Stored records:

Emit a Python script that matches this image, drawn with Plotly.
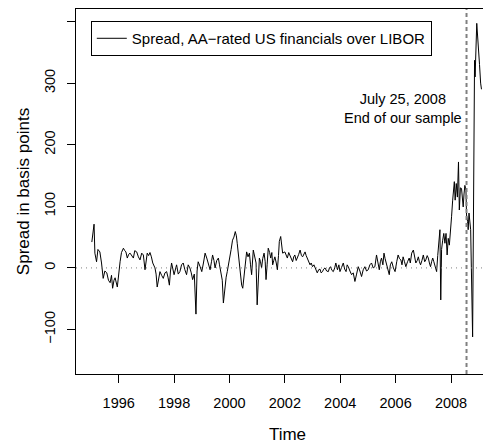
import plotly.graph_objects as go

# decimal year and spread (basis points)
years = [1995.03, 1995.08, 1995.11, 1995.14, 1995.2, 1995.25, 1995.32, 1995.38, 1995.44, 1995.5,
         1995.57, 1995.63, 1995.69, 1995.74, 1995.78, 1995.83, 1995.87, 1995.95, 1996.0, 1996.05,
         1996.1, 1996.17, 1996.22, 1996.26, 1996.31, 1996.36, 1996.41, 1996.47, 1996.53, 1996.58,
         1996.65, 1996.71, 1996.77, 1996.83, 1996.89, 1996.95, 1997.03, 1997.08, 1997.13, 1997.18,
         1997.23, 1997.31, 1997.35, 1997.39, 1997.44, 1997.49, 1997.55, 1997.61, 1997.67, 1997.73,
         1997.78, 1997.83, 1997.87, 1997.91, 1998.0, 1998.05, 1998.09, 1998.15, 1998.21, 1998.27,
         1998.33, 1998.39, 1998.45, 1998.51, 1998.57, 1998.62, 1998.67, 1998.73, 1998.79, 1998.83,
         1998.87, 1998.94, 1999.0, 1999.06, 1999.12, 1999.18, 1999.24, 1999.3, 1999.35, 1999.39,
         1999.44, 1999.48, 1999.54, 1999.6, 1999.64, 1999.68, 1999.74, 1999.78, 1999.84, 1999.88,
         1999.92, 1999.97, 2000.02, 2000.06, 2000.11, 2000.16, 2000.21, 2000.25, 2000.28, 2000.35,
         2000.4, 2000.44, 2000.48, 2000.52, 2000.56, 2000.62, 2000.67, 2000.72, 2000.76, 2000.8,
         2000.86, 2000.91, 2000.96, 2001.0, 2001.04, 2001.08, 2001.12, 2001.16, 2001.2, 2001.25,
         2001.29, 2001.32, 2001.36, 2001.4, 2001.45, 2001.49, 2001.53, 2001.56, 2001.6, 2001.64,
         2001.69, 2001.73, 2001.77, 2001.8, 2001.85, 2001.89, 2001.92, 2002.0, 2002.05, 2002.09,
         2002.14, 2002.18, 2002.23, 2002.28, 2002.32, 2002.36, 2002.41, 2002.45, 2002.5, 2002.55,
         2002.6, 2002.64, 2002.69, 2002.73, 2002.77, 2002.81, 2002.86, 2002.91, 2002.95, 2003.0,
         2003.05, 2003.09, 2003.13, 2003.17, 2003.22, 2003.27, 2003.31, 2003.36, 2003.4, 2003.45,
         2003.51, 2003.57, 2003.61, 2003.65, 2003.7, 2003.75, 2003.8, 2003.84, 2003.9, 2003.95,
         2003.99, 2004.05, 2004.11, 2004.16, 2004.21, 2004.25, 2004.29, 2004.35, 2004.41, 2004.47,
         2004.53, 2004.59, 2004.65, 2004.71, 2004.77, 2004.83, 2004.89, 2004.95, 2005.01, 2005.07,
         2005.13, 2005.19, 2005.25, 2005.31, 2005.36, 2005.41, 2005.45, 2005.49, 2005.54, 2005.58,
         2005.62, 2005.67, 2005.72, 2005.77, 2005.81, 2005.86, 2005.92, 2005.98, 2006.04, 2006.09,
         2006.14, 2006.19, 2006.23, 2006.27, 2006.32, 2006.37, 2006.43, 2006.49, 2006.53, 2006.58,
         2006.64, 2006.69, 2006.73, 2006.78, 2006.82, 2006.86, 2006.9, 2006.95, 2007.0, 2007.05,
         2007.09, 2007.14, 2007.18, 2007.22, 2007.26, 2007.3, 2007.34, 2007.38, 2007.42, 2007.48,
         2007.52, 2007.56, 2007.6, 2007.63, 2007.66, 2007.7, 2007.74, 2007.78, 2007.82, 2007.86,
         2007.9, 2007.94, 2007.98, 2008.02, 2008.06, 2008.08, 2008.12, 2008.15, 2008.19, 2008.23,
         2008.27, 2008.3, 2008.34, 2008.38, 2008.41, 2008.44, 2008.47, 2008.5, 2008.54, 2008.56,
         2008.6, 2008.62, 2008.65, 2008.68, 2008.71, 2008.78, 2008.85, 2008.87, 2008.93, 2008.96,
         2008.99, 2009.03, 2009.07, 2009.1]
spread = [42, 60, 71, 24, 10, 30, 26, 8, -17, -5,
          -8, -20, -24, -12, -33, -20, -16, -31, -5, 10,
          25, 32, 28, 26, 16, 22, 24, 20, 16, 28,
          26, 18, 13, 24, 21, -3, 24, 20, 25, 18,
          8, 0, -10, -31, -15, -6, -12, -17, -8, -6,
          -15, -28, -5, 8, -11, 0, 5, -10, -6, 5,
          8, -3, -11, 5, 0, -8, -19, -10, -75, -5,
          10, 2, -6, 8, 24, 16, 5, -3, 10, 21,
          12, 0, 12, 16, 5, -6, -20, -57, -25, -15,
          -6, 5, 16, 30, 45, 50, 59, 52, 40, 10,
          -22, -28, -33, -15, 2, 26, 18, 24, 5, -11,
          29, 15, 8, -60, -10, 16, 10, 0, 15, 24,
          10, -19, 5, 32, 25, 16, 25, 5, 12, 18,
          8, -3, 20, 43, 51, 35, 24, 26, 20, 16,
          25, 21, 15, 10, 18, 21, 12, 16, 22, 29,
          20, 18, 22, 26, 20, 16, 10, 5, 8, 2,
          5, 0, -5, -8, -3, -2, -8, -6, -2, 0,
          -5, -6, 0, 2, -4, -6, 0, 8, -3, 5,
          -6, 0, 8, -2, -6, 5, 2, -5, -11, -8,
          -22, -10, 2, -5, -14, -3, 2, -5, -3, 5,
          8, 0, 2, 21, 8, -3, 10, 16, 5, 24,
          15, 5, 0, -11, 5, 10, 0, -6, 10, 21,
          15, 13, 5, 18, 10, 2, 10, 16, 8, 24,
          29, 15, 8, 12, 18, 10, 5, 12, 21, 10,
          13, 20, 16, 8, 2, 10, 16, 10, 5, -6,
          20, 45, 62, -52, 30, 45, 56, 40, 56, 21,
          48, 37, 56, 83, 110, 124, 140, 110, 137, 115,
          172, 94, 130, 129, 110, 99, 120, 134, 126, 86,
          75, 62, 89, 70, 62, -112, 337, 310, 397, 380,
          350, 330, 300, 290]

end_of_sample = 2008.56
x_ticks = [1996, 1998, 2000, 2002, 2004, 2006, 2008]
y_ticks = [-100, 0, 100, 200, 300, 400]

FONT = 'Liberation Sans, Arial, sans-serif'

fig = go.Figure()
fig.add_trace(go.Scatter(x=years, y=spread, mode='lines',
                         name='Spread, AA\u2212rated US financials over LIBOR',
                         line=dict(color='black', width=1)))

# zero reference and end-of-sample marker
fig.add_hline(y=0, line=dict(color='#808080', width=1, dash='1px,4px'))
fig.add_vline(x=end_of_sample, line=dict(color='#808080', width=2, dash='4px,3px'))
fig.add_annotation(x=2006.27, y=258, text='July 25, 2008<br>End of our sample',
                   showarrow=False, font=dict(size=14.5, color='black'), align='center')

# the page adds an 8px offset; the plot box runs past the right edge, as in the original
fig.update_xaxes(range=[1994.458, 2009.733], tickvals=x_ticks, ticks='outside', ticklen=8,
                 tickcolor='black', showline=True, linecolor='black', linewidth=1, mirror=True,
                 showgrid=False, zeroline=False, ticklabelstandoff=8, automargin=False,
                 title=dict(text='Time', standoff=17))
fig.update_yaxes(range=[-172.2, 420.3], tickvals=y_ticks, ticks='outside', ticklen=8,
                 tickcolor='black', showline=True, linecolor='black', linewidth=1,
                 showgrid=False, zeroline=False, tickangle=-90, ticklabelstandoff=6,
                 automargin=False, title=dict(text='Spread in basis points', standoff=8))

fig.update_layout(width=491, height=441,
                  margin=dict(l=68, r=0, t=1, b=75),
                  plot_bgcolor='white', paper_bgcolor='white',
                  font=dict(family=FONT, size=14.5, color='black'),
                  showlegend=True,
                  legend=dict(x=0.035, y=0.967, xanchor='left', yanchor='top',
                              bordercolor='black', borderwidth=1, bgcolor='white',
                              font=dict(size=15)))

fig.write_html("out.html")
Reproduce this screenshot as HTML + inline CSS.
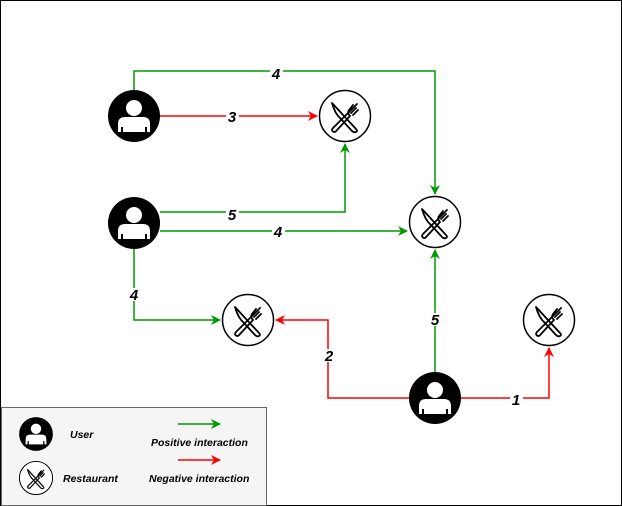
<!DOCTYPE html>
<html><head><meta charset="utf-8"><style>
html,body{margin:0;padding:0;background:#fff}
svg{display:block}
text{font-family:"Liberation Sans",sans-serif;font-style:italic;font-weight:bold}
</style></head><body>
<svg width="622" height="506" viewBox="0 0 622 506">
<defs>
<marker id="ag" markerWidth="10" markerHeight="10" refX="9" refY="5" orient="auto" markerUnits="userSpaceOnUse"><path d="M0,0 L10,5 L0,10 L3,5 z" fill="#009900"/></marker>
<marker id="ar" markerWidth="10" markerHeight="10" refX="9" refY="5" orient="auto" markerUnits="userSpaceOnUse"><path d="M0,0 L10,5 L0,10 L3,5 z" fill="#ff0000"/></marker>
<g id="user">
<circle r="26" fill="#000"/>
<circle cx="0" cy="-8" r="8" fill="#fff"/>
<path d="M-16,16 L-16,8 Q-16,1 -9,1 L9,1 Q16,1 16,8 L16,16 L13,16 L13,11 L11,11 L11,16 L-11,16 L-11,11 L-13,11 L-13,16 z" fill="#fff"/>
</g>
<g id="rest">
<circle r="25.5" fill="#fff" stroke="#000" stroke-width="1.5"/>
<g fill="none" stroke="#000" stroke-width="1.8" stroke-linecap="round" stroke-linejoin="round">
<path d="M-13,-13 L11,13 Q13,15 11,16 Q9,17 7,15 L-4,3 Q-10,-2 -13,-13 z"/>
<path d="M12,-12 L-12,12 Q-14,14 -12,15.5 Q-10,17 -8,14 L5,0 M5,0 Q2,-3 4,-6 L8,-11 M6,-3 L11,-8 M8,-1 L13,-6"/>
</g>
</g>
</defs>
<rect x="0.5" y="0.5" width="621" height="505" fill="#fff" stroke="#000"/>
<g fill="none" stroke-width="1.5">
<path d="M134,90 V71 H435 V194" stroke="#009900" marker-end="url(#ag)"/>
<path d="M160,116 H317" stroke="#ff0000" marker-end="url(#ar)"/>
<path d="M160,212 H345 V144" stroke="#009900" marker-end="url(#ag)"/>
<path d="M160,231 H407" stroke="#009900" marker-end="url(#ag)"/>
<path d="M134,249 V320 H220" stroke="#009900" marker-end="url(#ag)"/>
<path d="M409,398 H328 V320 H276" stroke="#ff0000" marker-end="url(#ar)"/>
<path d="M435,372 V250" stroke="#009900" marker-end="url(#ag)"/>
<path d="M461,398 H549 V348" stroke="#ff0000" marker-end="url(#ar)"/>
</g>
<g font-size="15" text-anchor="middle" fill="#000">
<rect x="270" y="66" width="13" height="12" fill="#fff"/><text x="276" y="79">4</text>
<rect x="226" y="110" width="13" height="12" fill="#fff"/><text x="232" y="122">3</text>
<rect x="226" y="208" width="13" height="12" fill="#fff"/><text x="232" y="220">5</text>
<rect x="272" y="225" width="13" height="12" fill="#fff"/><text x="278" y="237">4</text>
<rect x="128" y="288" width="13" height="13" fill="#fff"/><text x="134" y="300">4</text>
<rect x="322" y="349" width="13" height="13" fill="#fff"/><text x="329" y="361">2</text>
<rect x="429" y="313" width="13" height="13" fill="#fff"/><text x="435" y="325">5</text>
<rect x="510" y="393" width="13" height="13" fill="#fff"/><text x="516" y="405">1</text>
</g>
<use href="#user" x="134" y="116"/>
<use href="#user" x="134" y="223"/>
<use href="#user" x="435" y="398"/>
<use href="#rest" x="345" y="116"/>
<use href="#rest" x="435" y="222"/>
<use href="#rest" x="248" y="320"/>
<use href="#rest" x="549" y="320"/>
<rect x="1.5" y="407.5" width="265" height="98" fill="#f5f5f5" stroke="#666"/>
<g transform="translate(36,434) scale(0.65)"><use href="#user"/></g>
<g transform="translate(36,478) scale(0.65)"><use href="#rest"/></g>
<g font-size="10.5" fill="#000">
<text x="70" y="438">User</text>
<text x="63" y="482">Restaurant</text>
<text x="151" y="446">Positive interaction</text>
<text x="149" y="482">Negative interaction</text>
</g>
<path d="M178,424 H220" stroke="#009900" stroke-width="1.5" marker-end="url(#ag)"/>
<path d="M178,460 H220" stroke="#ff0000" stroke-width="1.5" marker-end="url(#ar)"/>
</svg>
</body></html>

**Task description:** Without any pictures, reproduce the lines from the first one in the material through the line that has "import plotly.graph_objects as go", exactly as they appear.

**Result of the exercise:**
Emit a Python script that matches this image, drawn with Plotly.
import plotly.graph_objects as go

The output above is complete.